I returned to the City, waiting for the deal to close, which it did and I handled it long distance. I flew back out in February of ’87, to get some basics, in order to make it habitable. It didn’t take much for this little space. It had a wood burning stove, a little bigger than a shoe box and that would be my source of heat in the cold winters, requiring getting cords of wood each Fall. It had an above ground water tank, which I would have to climb up and look in, to see if I needed to turn on the pump.
It is so funny how the mind works. When I returned from setting up my place, I fooled myself into thinking I would visit it periodically, like some rich guy, which I definitely was not. Looking back from all this distance, I have no idea what I was thinking when I quit my job in May and decided to move out to my adobe home and make a life for myself. I swear, I didn’t have a plan, beyond knowing this was part of that plan I told you about earlier. Everybody in the industry I worked for twenty years either thought I was crazy or some heroic character and I was neither.
I will tell you the truth. I knew that I was giving myself the opportunity to be who I always wanted to be. I remember driving up to my place, unpacking my meager possessions and then stretching out on a hammock I had set up back in February. I sat out there, drinking some wine and feeling like I had just reached the summit of Mt. Everest. I walked down the road to say hello to my neighbors, who I bought the house from.
I have always referred to that place as my adobe womb and it was even kind of shaped that way. I gave birth to myself out there and began a journey I am still on. I created a life for myself and a way of being I am still connected to. I can’t tell you how many nights I sat on the red brick floor, all alone, in the middle of nowhere, crying my eyes out, which I always considered the labor pains that come with giving birth to yourself. I began to understand the nature of being alone in this world, feeling empowered by it and not frightened.

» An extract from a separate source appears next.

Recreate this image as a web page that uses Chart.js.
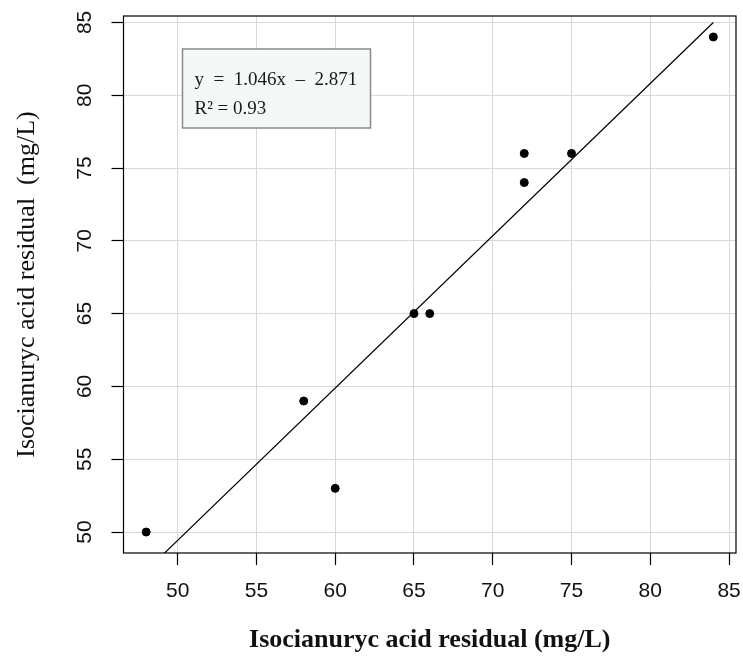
<!DOCTYPE html>
<html>
<head>
<meta charset="utf-8">
<script src="https://cdn.jsdelivr.net/npm/chart.js@4.4.1/dist/chart.umd.min.js"></script>
<style>
  html, body { margin: 0; padding: 0; background: #fff; }
  canvas { display: block; }
</style>
</head>
<body>
<canvas id="chart" width="743" height="657"></canvas>
<script>
// --- data ---
const measuredX = [48, 58, 60, 65, 66, 72, 72, 75, 84];
const measuredY = [50, 59, 53, 65, 65, 76, 74, 76, 84];
const xTicks = [50, 55, 60, 65, 70, 75, 80, 85];
const yTicks = [50, 55, 60, 65, 70, 75, 80, 85];
const fitSlope = 1.046;
const fitIntercept = -2.871;
const fitRange = [48, 84];
const eqLines = ["y  =  1.046x  \u2013  2.871", "R\u00b2 = 0.93"];

const axisTitle = "Isocianuryc acid residual (mg/L)";
const yAxisTitle = "Isocianuryc acid residual  (mg/L)";

const points = measuredX.map((x, i) => ({ x: x, y: measuredY[i] }));
const fitLine = fitRange.map(x => ({ x: x, y: fitSlope * x + fitIntercept }));

const serif = "'Liberation Serif', 'DejaVu Serif', serif";
const sans = "'Liberation Sans', Arial, sans-serif";

// box around plot + equation legend
const frameAndLegend = {
  id: "frameAndLegend",
  afterDraw(chart) {
    const { ctx, chartArea: a } = chart;
    ctx.save();
    ctx.strokeStyle = "#000";
    ctx.lineWidth = 1.2;
    ctx.strokeRect(a.left, a.top, a.right - a.left, a.bottom - a.top);

    const bx = a.left + 59, by = a.top + 33, bw = 188, bh = 79;
    ctx.fillStyle = "#f4f8f6";
    ctx.fillRect(bx, by, bw, bh);
    ctx.strokeStyle = "#8a8a8a";
    ctx.lineWidth = 1.5;
    ctx.strokeRect(bx, by, bw, bh);

    ctx.fillStyle = "#1a1a1a";
    ctx.font = "19px " + serif;
    ctx.textBaseline = "alphabetic";
    ctx.textAlign = "left";
    ctx.fillText(eqLines[0], bx + 12, by + 36);
    ctx.fillText(eqLines[1], bx + 12, by + 65);
    ctx.restore();
  }
};

new Chart(document.getElementById("chart"), {
  type: "scatter",
  data: {
    datasets: [
      {
        data: points,
        backgroundColor: "#000",
        borderColor: "#000",
        pointRadius: 4,
        pointHoverRadius: 4
      },
      {
        type: "line",
        data: fitLine,
        borderColor: "#000",
        borderWidth: 1.2,
        pointRadius: 0,
        fill: false
      }
    ]
  },
  options: {
    responsive: false,
    animation: false,
    layout: { padding: { top: 16, right: 7, left: 0, bottom: 0 } },
    plugins: { legend: { display: false }, tooltip: { enabled: false } },
    scales: {
      x: {
        type: "linear",
        min: 46.56,
        max: 85.44,
        afterBuildTicks: s => { s.ticks = xTicks.map(v => ({ value: v })); },
        afterFit: s => { s.height = 104; s.paddingLeft = 0; s.paddingRight = 0; },
        grid: { color: "#d8d8d8", lineWidth: 1, tickColor: "#000", tickLength: 12, tickWidth: 1.2 },
        border: { display: false },
        ticks: { color: "#111", font: { family: sans, size: 21 }, padding: 14, maxRotation: 0 },
        title: {
          display: true,
          text: axisTitle,
          color: "#111",
          font: { family: serif, size: 26, weight: "bold" },
          padding: { top: 0, bottom: 1 }
        }
      },
      y: {
        type: "linear",
        min: 48.56,
        max: 85.44,
        afterBuildTicks: s => { s.ticks = yTicks.map(v => ({ value: v })); },
        afterFit: s => { s.width = 123.5; s.paddingTop = 0; s.paddingBottom = 0; },
        grid: { color: "#d8d8d8", lineWidth: 1, tickColor: "#000", tickLength: 12, tickWidth: 1.2 },
        border: { display: false },
        ticks: {
          color: "#111",
          font: { family: sans, size: 21 },
          padding: 15,
          minRotation: 90,
          maxRotation: 90,
          crossAlign: "center"
        },
        title: {
          display: true,
          text: yAxisTitle,
          color: "#111",
          font: { family: serif, size: 26 },
          padding: { top: 12, bottom: 0 }
        }
      }
    }
  },
  plugins: [frameAndLegend]
});
</script>
</body>
</html>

Finally, I let my hair grow down to my shoulders. I only wore jeans and even felt completely at home in my cowboy boots, a gift from a NJ friend and another long story. Just before leaving NYC, I got my ear pierced and wore it like it was always there. Even before I left, I decided that faith would be my currency and that as long as I kept my heart open, I would have endless riches. On more than one occasion, my bank balance hit zero and I never panicked, not once. I fell in love with life and began an adventure out there and even though I have slowed down, I am on that same path.
Of course, there are no fairy tales and there were consequences for my actions. When I left NYC, there were two young boys in my rear view mirror. I hurt them terribly by leaving and I could say how wonderful I was, visiting them and bringing them out for visits, but I left them in the rear view mirror and I still see them as the three of us cried.
I took to that place like I had lived there all my life. I have so many wonderful stories, but there isn’t time right now. These days, pretty much everyone I encounter is younger than I am. I encourage them to follow their hearts. Life goes by so quickly and letting it just pass you by doesn’t seem right to me.